■ Given request: Leave the pictures out and quote every line from the start of the listing to the line with "plt.rcParams['font.family'] = ['Liberation", inclusive.

··· Data lines

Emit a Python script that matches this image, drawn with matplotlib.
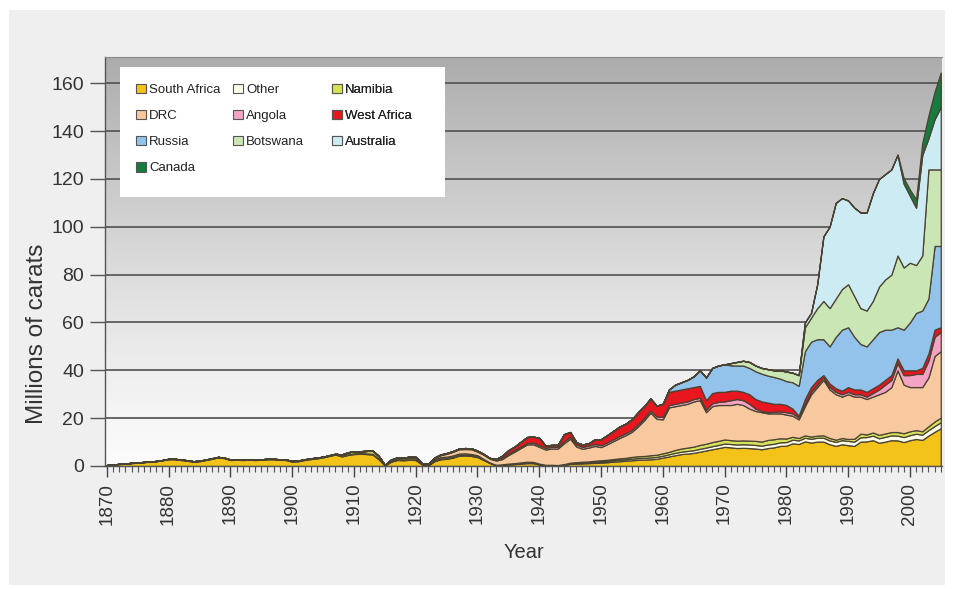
import numpy as np
import matplotlib
matplotlib.use("Agg")
import matplotlib.pyplot as plt
from matplotlib.patches import Rectangle, Patch
from matplotlib.ticker import MultipleLocator

plt.rcParams['font.family'] = ['Liberation Sans', 'DejaVu Sans']

# World rough-diamond production, millions of carats, by producer
years = np.arange(1870, 2006)

south_africa = [
    0.3, 0.5, 0.8, 1.0, 1.2, 1.4, 1.6, 1.8, 2.0, 2.4,
    2.8, 2.8, 2.5, 2.2, 1.8, 2.0, 2.5, 3.0, 3.6, 3.3,
    2.5, 2.6, 2.5, 2.6, 2.5, 2.6, 2.8, 2.8, 2.6, 2.5,
    1.8, 2.0, 2.5, 2.9, 3.2, 3.6, 4.2, 4.8, 4.0, 4.6,
    5.0, 5.1, 5.0, 4.8, 2.8, 0.2, 1.8, 2.5, 2.4, 2.6,
    2.5, 0.7, 0.2, 2.0, 2.8, 3.0, 3.5, 4.3, 4.4, 4.2,
    3.7, 2.5, 1.2, 0.3, 0.5, 0.6, 0.8, 1.0, 1.2, 1.2,
    0.6, 0.2, 0.2, 0.1, 0.4, 0.9, 1.0, 1.1, 1.2, 1.3,
    1.4, 1.6, 1.8, 2.0, 2.2, 2.4, 2.6, 2.7, 2.8, 3.0,
    3.5, 4.0, 4.5, 5.0, 5.2, 5.5, 6.0, 6.5, 7.0, 7.5,
    8.0, 7.8, 7.5, 7.6, 7.5, 7.3, 7.0, 7.5, 7.8, 8.4,
    8.5, 9.5, 9.2, 10.3, 9.8, 10.2, 10.2, 9.1, 8.4, 9.1,
    8.7, 8.4, 10.2, 10.3, 10.8, 9.7, 10.2, 10.8, 10.7, 10.0,
    10.8, 11.3, 10.9, 12.7, 14.3, 15.8,
]

other = [
    0.1, 0.1, 0.1, 0.1, 0.1, 0.1, 0.1, 0.1, 0.1, 0.1,
    0.2, 0.2, 0.2, 0.2, 0.2, 0.2, 0.2, 0.2, 0.2, 0.2,
    0.2, 0.2, 0.2, 0.2, 0.2, 0.2, 0.2, 0.2, 0.2, 0.2,
    0.3, 0.3, 0.3, 0.3, 0.3, 0.3, 0.3, 0.3, 0.3, 0.3,
    0.3, 0.3, 0.3, 0.3, 0.3, 0.1, 0.2, 0.2, 0.2, 0.2,
    0.2, 0.1, 0.1, 0.2, 0.3, 0.3, 0.3, 0.3, 0.3, 0.3,
    0.3, 0.3, 0.2, 0.2, 0.2, 0.3, 0.3, 0.3, 0.4, 0.4,
    0.3, 0.3, 0.3, 0.3, 0.3, 0.4, 0.4, 0.4, 0.4, 0.5,
    0.5, 0.5, 0.6, 0.6, 0.6, 0.7, 0.7, 0.7, 0.8, 0.8,
    0.8, 0.9, 1.0, 1.0, 1.1, 1.1, 1.2, 1.2, 1.3, 1.3,
    1.4, 1.4, 1.5, 1.5, 1.5, 1.5, 1.5, 1.5, 1.5, 1.5,
    1.5, 1.5, 1.5, 1.5, 1.6, 1.6, 1.6, 1.6, 1.7, 1.7,
    1.8, 1.8, 1.8, 1.8, 1.9, 1.9, 2.0, 2.0, 2.0, 2.1,
    2.1, 2.2, 2.2, 2.3, 2.4, 2.5,
]

namibia_start = 1908
namibia = [
    0.5, 0.8,
    0.9, 0.8, 1.0, 1.2, 1.0, 0.1, 0.5, 0.6, 0.6, 0.6,
    0.6, 0.1, 0.1, 0.5, 0.6, 0.6, 0.6, 0.6, 0.6, 0.5,
    0.5, 0.1, 0.05, 0.0, 0.0, 0.1, 0.1, 0.2, 0.2, 0.1,
    0.1, 0.0, 0.0, 0.0, 0.1, 0.1, 0.2, 0.3, 0.3, 0.4,
    0.5, 0.5, 0.5, 0.6, 0.6, 0.7, 0.8, 0.8, 0.9, 0.9,
    1.0, 1.0, 1.2, 1.3, 1.4, 1.5, 1.6, 1.6, 1.7, 1.7,
    1.7, 1.6, 1.6, 1.6, 1.6, 1.7, 1.7, 1.9, 1.9, 1.7,
    1.5, 1.2, 1.0, 1.0, 0.9, 0.9, 1.0, 1.0, 0.9, 0.9,
    0.8, 1.2, 1.5, 1.1, 1.3, 1.4, 1.4, 1.4, 1.5, 1.6,
    1.6, 1.5, 1.4, 1.6, 1.9, 1.9,
]

drc_start = 1913
drc = [
    0.2, 0.1, 0.1, 0.2, 0.2, 0.2, 0.3,
    0.3, 0.2, 0.4, 0.6, 0.8, 1.2, 1.5, 1.8, 1.8, 2.0,
    1.5, 1.8, 1.6, 1.8, 2.2, 3.6, 4.8, 6.0, 7.2, 7.4,
    7.0, 6.4, 6.8, 6.9, 8.7, 10.0, 6.5, 5.4, 5.8, 6.2,
    5.5, 6.5, 7.5, 8.5, 9.5, 10.5, 12.5, 15.0, 17.8, 15.0,
    14.2, 18.6, 18.3, 18.2, 18.3, 18.9, 18.7, 13.2, 15.0, 15.0,
    14.4, 14.7, 15.4, 14.8, 13.4, 12.5, 12.3, 11.1, 10.8, 10.4,
    10.0, 8.8, 7.8, 12.2, 17.7, 20.3, 23.2, 20.3, 19.0, 17.3,
    18.7, 17.6, 15.5, 14.8, 15.0, 17.0, 17.4, 18.8, 25.8, 20.3,
    18.5, 18.0, 18.5, 20.4, 27.4, 27.8,
]

angola_start = 1917
angola = [
    0.1, 0.1, 0.2,
    0.2, 0.1, 0.1, 0.2, 0.3, 0.3, 0.3, 0.3, 0.4, 0.4,
    0.4, 0.3, 0.3, 0.3, 0.4, 0.5, 0.6, 0.6, 0.6, 0.7,
    0.7, 0.7, 0.7, 0.7, 0.8, 0.8, 0.8, 0.8, 0.8, 0.8,
    0.8, 0.8, 0.8, 0.8, 0.8, 0.8, 0.9, 0.9, 0.9, 1.0,
    1.0, 1.0, 1.0, 1.0, 1.0, 1.0, 1.0, 1.0, 1.2, 1.3,
    1.5, 2.0, 2.0, 2.0, 2.0, 1.0, 0.5, 0.5, 0.7, 0.8,
    1.0, 1.0, 0.8, 1.0, 1.0, 1.0, 1.0, 1.0, 1.0, 1.0,
    1.0, 1.0, 1.0, 1.0, 1.5, 2.0, 3.0, 3.0, 3.0, 4.0,
    5.0, 5.5, 5.5, 7.0, 8.0, 8.0,
]

west_africa_start = 1933
west_africa = [
    0.3, 1.0, 1.5, 1.5, 2.0, 2.5, 2.5,
    3.0, 1.0, 0.8, 0.8, 3.0, 2.0, 1.0, 1.0, 1.0, 2.0,
    2.5, 3.0, 3.5, 4.0, 4.0, 4.5, 5.0, 5.0, 5.0, 4.5,
    5.5, 5.5, 5.5, 5.5, 5.5, 5.0, 5.0, 4.0, 4.3, 4.2,
    4.0, 4.0, 3.5, 3.5, 4.0, 4.0, 4.0, 4.0, 3.3, 3.2,
    3.0, 2.0, 0.7, 2.0, 2.0, 2.0, 1.0, 1.5, 1.5, 1.5,
    2.0, 2.0, 2.0, 2.0, 2.0, 2.0, 2.0, 2.0, 2.0, 2.0,
    2.0, 1.5, 2.5, 3.0, 3.0, 2.0,
]

russia_start = 1961
russia = [
    1.0, 2.5, 3.0, 3.5, 4.5, 6.5, 9.5, 10.5, 11.0,
    11.5, 10.6, 10.5, 11.0, 11.0, 11.6, 11.6, 11.3, 11.2, 10.5,
    10.0, 11.0, 12.5, 20.0, 19.0, 17.0, 15.0, 15.5, 21.5, 25.5,
    25.0, 22.0, 19.0, 19.0, 20.5, 22.0, 21.0, 19.0, 13.0, 17.0,
    20.0, 24.0, 24.0, 23.0, 35.0, 34.0,
]

botswana_start = 1971
botswana = [
    0.9, 1.5, 2.0, 2.5, 2.4, 2.4, 2.7, 2.8, 3.5,
    4.0, 4.0, 4.5, 10.0, 10.0, 13.0, 16.0, 16.0, 16.0, 17.0,
    18.0, 17.0, 15.0, 15.0, 16.0, 19.0, 21.0, 23.0, 30.0, 26.0,
    25.0, 20.0, 23.0, 54.0, 32.0, 32.0,
]

australia_start = 1983
australia = [
    2.0, 2.0, 10.0, 27.0, 34.0, 40.0, 38.0,
    35.0, 37.0, 40.0, 41.0, 45.0, 45.0, 44.0, 44.0, 42.0, 35.0,
    28.0, 24.0, 42.0, 13.0, 21.0, 26.0,
]

canada_start = 1998
canada = [0.3, 2.4, 2.6, 3.5, 5.0, 9.5, 11.5, 14.5]

labels = ["South Africa", "Other", "Namibia", "DRC", "Angola",
          "West Africa", "Russia", "Botswana", "Australia", "Canada"]
colors = ["#f3c319", "#fbfbe6", "#d6e15c", "#f8c89e", "#f4a3c4",
          "#e8161f", "#93c2ea", "#cbe6b5", "#cdebf3", "#177a3e"]


def full_series(start, values):
    out = np.zeros(len(years))
    i = start - years[0]
    out[i:i + len(values)] = values
    return out


stack = [
    np.asarray(south_africa, float),
    np.asarray(other, float),
    full_series(namibia_start, namibia),
    full_series(drc_start, drc),
    full_series(angola_start, angola),
    full_series(west_africa_start, west_africa),
    full_series(russia_start, russia),
    full_series(botswana_start, botswana),
    full_series(australia_start, australia),
    full_series(canada_start, canada),
]

W, H = 954, 589
fig = plt.figure(figsize=(W / 100, H / 100), dpi=100)
fig.patch.set_facecolor("white")
# light grey panel behind the whole chart
fig.add_artist(Rectangle((9 / W, 4 / H), (945 - 9) / W, (579 - 4) / H,
                         transform=fig.transFigure, facecolor="#efefef",
                         edgecolor="none", zorder=-10))

ax = fig.add_axes([105 / W, 1 - 466 / H, (942 - 105) / W, (466 - 57) / H])
x0, x1, y1 = 1869.7, 2005.2, 171

# vertical grey-to-white gradient background (dark at the top)
g = np.linspace(1, 0, 256)
shade = 0.985 - 0.31 * g ** 1.25
grad = np.repeat(np.stack([shade, shade, shade], axis=-1)[:, None, :], 4,
                 axis=1)
ax.imshow(grad, extent=[x0, x1, 0, y1], aspect="auto", zorder=0,
          interpolation="bicubic")

ax.stackplot(years, *stack, colors=colors, edgecolor="#4a4232",
             linewidth=0.9, zorder=2)

ax.set_xlim(x0, x1)
ax.set_ylim(0, y1)
ax.set_axisbelow(True)
ax.yaxis.grid(True, color="#505050", linewidth=1.2, zorder=1)

ax.xaxis.set_minor_locator(MultipleLocator(1))
ax.set_yticks(np.arange(0, 161, 20))
ax.set_xticks(np.arange(1870, 2001, 10))
ax.tick_params(axis="x", which="major", direction="out", length=8,
               width=1, color="#444444", labelsize=13.5,
               labelcolor="#333333", labelrotation=90, pad=4)
ax.tick_params(axis="x", which="minor", direction="out", length=4,
               width=0.8, color="#555555")
ax.tick_params(axis="y", direction="out", length=11, width=1,
               color="#555555", labelsize=14, labelcolor="#333333", pad=4)

for side in ("left", "bottom"):
    ax.spines[side].set_color("#555555")
    ax.spines[side].set_linewidth(1.0)
ax.spines["top"].set_color("#888888")
ax.spines["right"].set_visible(False)

ax.set_xlabel("Year", fontsize=14.5, color="#333333")
ax.xaxis.set_label_coords(0.5, -0.188)
ax.set_ylabel("Millions of carats", fontsize=17.5, color="#333333")
ax.yaxis.set_label_coords(-0.068, 0.323)

# white legend panel
ax.add_patch(Rectangle((0.018, 0.658), 0.388, 0.318, transform=ax.transAxes,
                       facecolor="white", edgecolor="none", zorder=4))

handles = [Patch(facecolor=c, edgecolor="#555555", linewidth=0.8)
           for c in colors]
columns = [[0, 3, 6, 9], [1, 4, 7], [2, 5, 8]]
col_x = [0.0375, 0.1535, 0.2718]
for cx, idx in zip(col_x, columns):
    leg = ax.legend([handles[i] for i in idx], [labels[i] for i in idx],
                    loc="upper left", bbox_to_anchor=(cx, 0.935),
                    frameon=False, fontsize=9.5, handlelength=0.72,
                    handleheight=0.72, handletextpad=0.25,
                    labelspacing=1.05, borderpad=0, borderaxespad=0)
    for t in leg.get_texts():
        t.set_color("#222222")
    leg.set_zorder(5)
    ax.add_artist(leg)

fig.savefig("out.png", dpi=100, facecolor=fig.get_facecolor())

······

■ Finished task:
Emit a Python script that matches this image, drawn with matplotlib.
import numpy as np
import matplotlib
matplotlib.use("Agg")
import matplotlib.pyplot as plt
from matplotlib.patches import Rectangle, Patch
from matplotlib.ticker import MultipleLocator

plt.rcParams['font.family'] = ['Liberation Sans', 'DejaVu Sans']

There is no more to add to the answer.